Den Toten näher kommen

Ein Rundgang zum Volkstrauertag: Der Soziologe vermisst demokratisches Gedenken, der Pressesprecher des Friedhofs bietet ein Rosengrab, aber keine gesicherte Zukunft für den Friedhof. Und die Geschäftsführerin des Volksbundes der Kriegsgräberfürsorge freut sich über das Ende der Kranz-Rallye

„Viele alte Leute sind ja schon vor der Beerdigung den sozialen Tod gestorben“

VON FRIEDERIKE GRÄFF

Am 27. Oktober hält Heinz Bude vom Hamburger Institut für Sozialforschung einen Vortrag in Dresden: „Die Wiederkehr der Toten“. Bude beschäftigt sich darin mit der Frage, wie die Deutschen mit den Toten und Ermordeten des „Dritten Reichs“ zurande kommen. Bude glaubt, dass es dabei drei Möglichkeiten gebe: Das Verschweigen, das „hysterische Bemühen, für die Toten zu sprechen“ und das Rechnen mit der „unvermuteten Wiederkehr der Toten“. Bude sagt, dass es eine „Gesellschaft mit den Toten“ geben könne und beruft sich auf den Schriftsteller W.G. Sebald, der über Menschen geschrieben hat, deren Leben auseinander fällt, weil ihre Toten sie nicht verlassen. Es sind traurige und eigenartige Bücher, die in einer so verschachtelten Sprache geschrieben sind, dass man sie nur sehr langsam lesen kann.
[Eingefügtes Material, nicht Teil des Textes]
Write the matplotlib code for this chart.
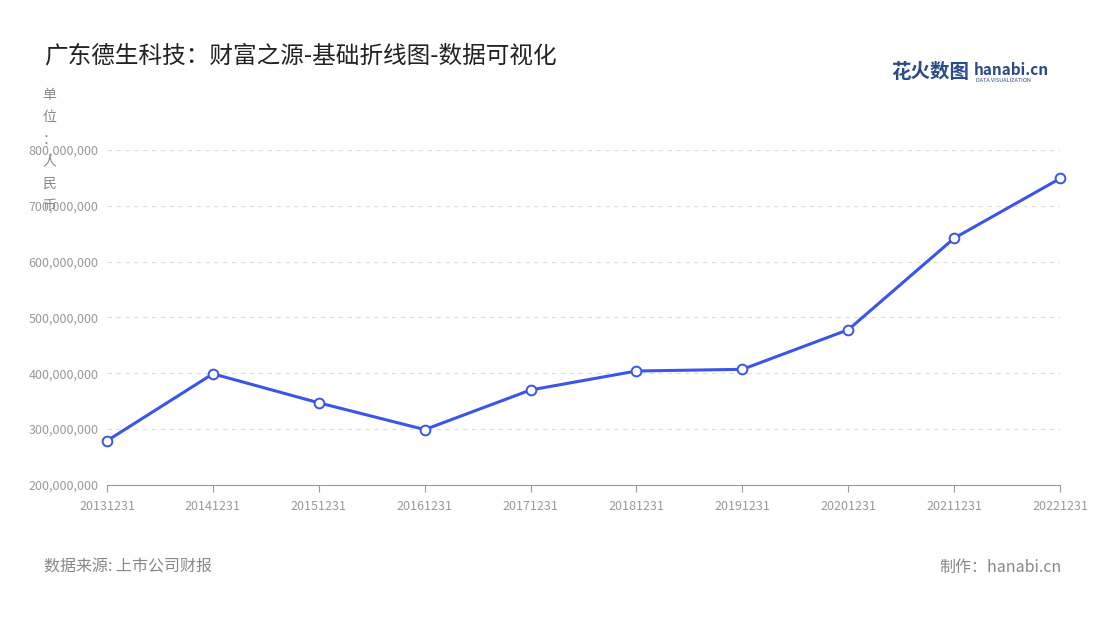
import matplotlib
matplotlib.use("Agg")
import matplotlib.pyplot as plt
from matplotlib.ticker import FuncFormatter

plt.rcParams['font.family'] = ['Noto Sans CJK SC', 'DejaVu Sans']

dates = ["20131231","20141231","20151231","20161231","20171231","20181231","20191231","20201231","20211231","20221231"]
values = [279e6, 399e6, 347e6, 299e6, 370e6, 404e6, 407e6, 478e6, 642e6, 749e6]

fig = plt.figure(figsize=(11, 6.2), dpi=100)
ax = fig.add_axes([0.0973, 0.218, 0.8664, 0.540])
x = list(range(len(dates)))
ax.plot(x, values, color='#3b55e6', lw=2.2, marker='o', ms=7,
        markerfacecolor='white', markeredgecolor='#3b55e6', markeredgewidth=1.4, zorder=3, clip_on=False)
ax.set_xlim(0, len(dates)-1)
ax.set_ylim(200e6, 800e6)
ax.set_yticks([200e6,300e6,400e6,500e6,600e6,700e6,800e6])
ax.yaxis.set_major_formatter(FuncFormatter(lambda v, p: f"{int(v):,}"))
ax.set_xticks(x)
ax.set_xticklabels(dates)
ax.tick_params(axis='both', colors='#999999', labelsize=9, length=0, pad=6)
ax.tick_params(axis='x', length=5, color='#999999')
ax.grid(axis='y', color='#dddddd', ls=(0,(4,4)), lw=0.8)
for s in ['top','right','left']:
    ax.spines[s].set_visible(False)
ax.spines['bottom'].set_color('#999999')

fig.text(0.04, 0.91, "广东德生科技：财富之源-基础折线图-数据可视化", fontsize=17, color='#222222', va='center')
fig.text(0.045, 0.858, "单\n位\n：\n人\n民\n币", fontsize=10, color='#888888', ha='center', va='top', linespacing=1.75)
fig.text(0.04, 0.085, "数据来源: 上市公司财报", fontsize=11.5, color='#888888', va='center')
fig.text(0.965, 0.085, "制作：hanabi.cn", fontsize=11.5, color='#888888', va='center', ha='right')
fig.text(0.81, 0.883, "花火数图", fontsize=14, color='#2a4a8a', va='center', fontweight='bold')
fig.text(0.885, 0.887, "hanabi.cn", fontsize=11, color='#2a4a8a', va='center', fontweight='bold')
fig.text(0.887, 0.870, "DATA VISUALIZATION", fontsize=4, color='#2a4a8a', va='center')

fig.savefig("out.png", dpi=100)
In einem Roman geht es um einen älteren Mann namens Austerlitz, der durch Zufall erfährt, dass er adoptiert wurde und seine leiblichen Eltern Juden waren. Ein Schuster hat dem Kind Austerlitz einmal von den Toten erzählt, die ins Leben zurückkehren wollten, weil der Tod sie zur Unzeit getroffen habe. Diese Toten sähen aus wie normale Leute und zögen durchs Dorf. Bei Sebald heißt es: „Fast immer gingen die Toten alleine, doch zögen sie manchmal auch in kleinen Schwadronen herum; in bunte Uniformrücken oder in graue Umhänge gehüllt habe man sie schon gesehen, wie sie zwischen den Feldmauern, die sie nur knapp überragten, mit leisem Rühren der Trommel hinaufmarschierten in die Hügel über dem Ort.“

Heinz Bude, der Foucault ein wenig ähnelt, sagt, dass das nationale Totengedenken durch die Nationalsozialisten pervertiert worden sei und die Bundesrepublik keine neue Form gefunden habe. Und er sagt, dass er nicht in einer Gesellschaft leben wolle, die ihre Toten vergesse.

Nach dem Vortrag steht ein junger Mann auf und sagt, dass man 1945 doch die Namen der Gefallenen in die Soldatendenkmäler des 1. Weltkriegs eingetragen habe und dass es doch den Volkstrauertag gebe. Aber er bekommt keine rechte Antwort.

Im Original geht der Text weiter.